I questioned Attorney General Jeff Sessions. The American people don’t deserve evasion - we deserve the truth. pic.twitter.com/rIcE6ATDcl— Kamala Harris (@SenKamalaHarris) June 14, 2017
For those outside of California, Harris’ questioning of Sessions put her on the radar of potential voters and campaign donors as someone who is not only “tough on crime,” but able to hold her ground in the midst of the intense hearings. Her interrogation tactics were likened to her time as a prosecutor, as she displayed a no-nonsense composure and swift demand for answers in the Senate case.
Harris has a thing for being at the forefront of asking the tough questions. During the Kavanaugh hearing, she cross-examined him on his willingness to probe an FBI investigation into the allegations of sexual assault against him, if were to be sworn in. She also requested answers regarding Robert Mueller’s investigation and women’s reproductive rights. After her interrogation, Harris was one of the many Democrats that voted no on his confirmation to the Supreme Court.
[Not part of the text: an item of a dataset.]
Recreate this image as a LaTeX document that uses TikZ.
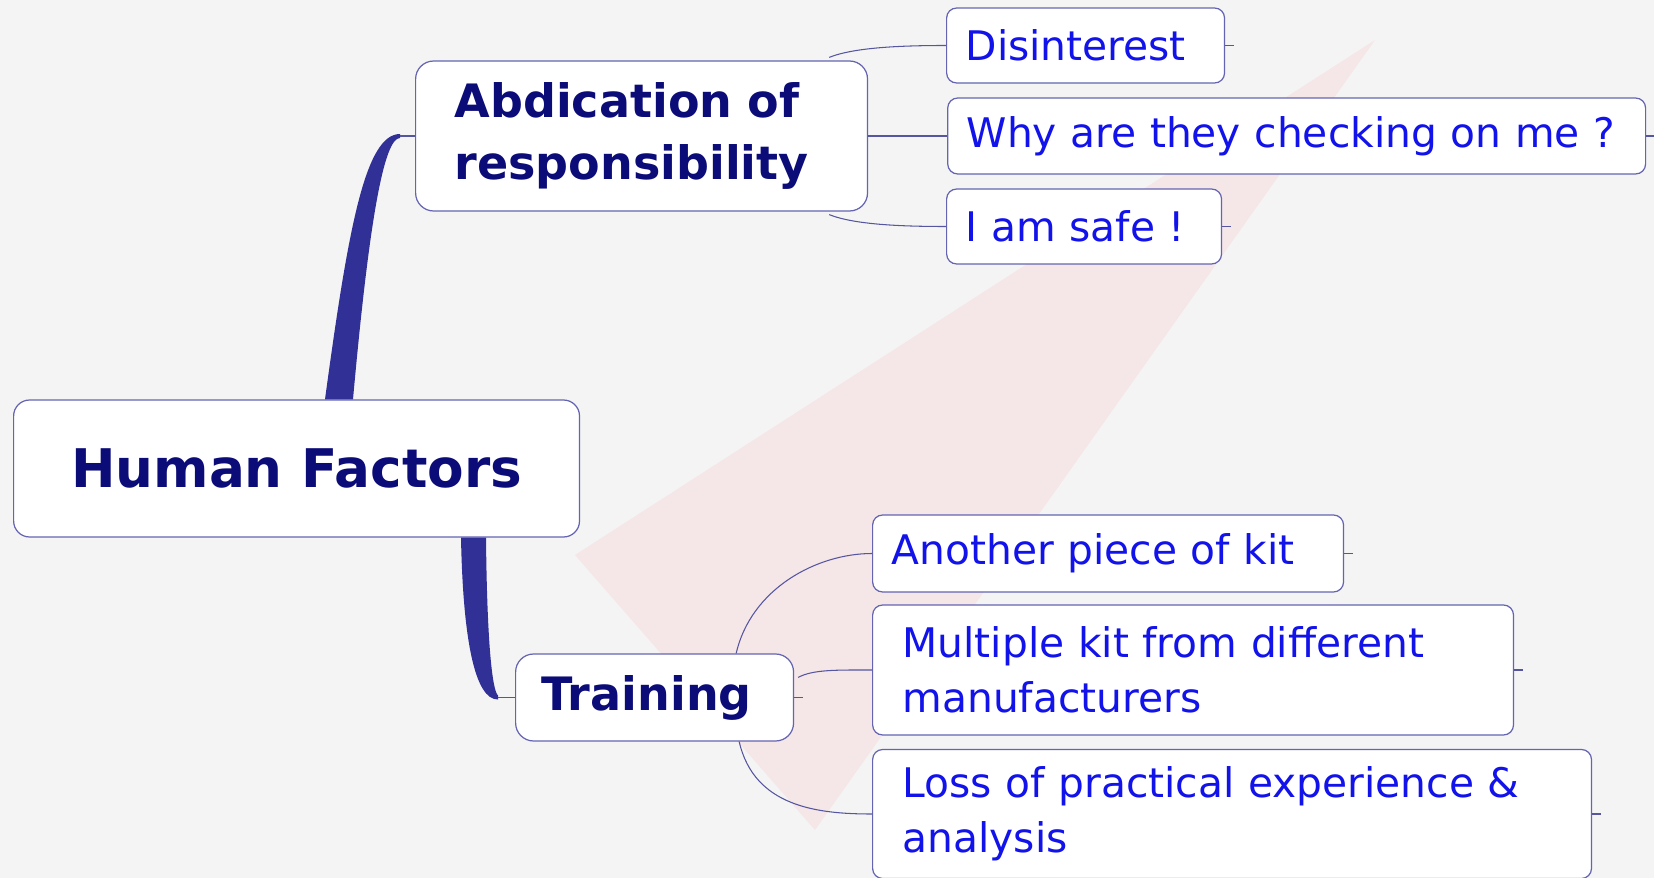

Within 24 hours of announcing her run for president, Harris raised enough money — over $1.5 million — from donors, tying Bernie Sanders’ fundraising record. She proudly broadcasted on her campaign website that she will not take any money from corporate PACs following in the footsteps of many politicians looking to present themselves as anti-establishment. She has also already snagged former staffers from Hillary Clinton’s presidential campaign, and might even get an endorsement from Barack Obama due to their past political connection.
Kamala Harris has a long way to go before voters start casting their ballots. But her rise through the high ranks of political power has both propelled her to the comfortable image of her as a presidential candidate, while also leaving behind a trail of contradictory stances throughout her career. As the 2020 presidential election nears, all eyes are on Harris as a top contender to bring the Trump house down and clean up a few messes along the way.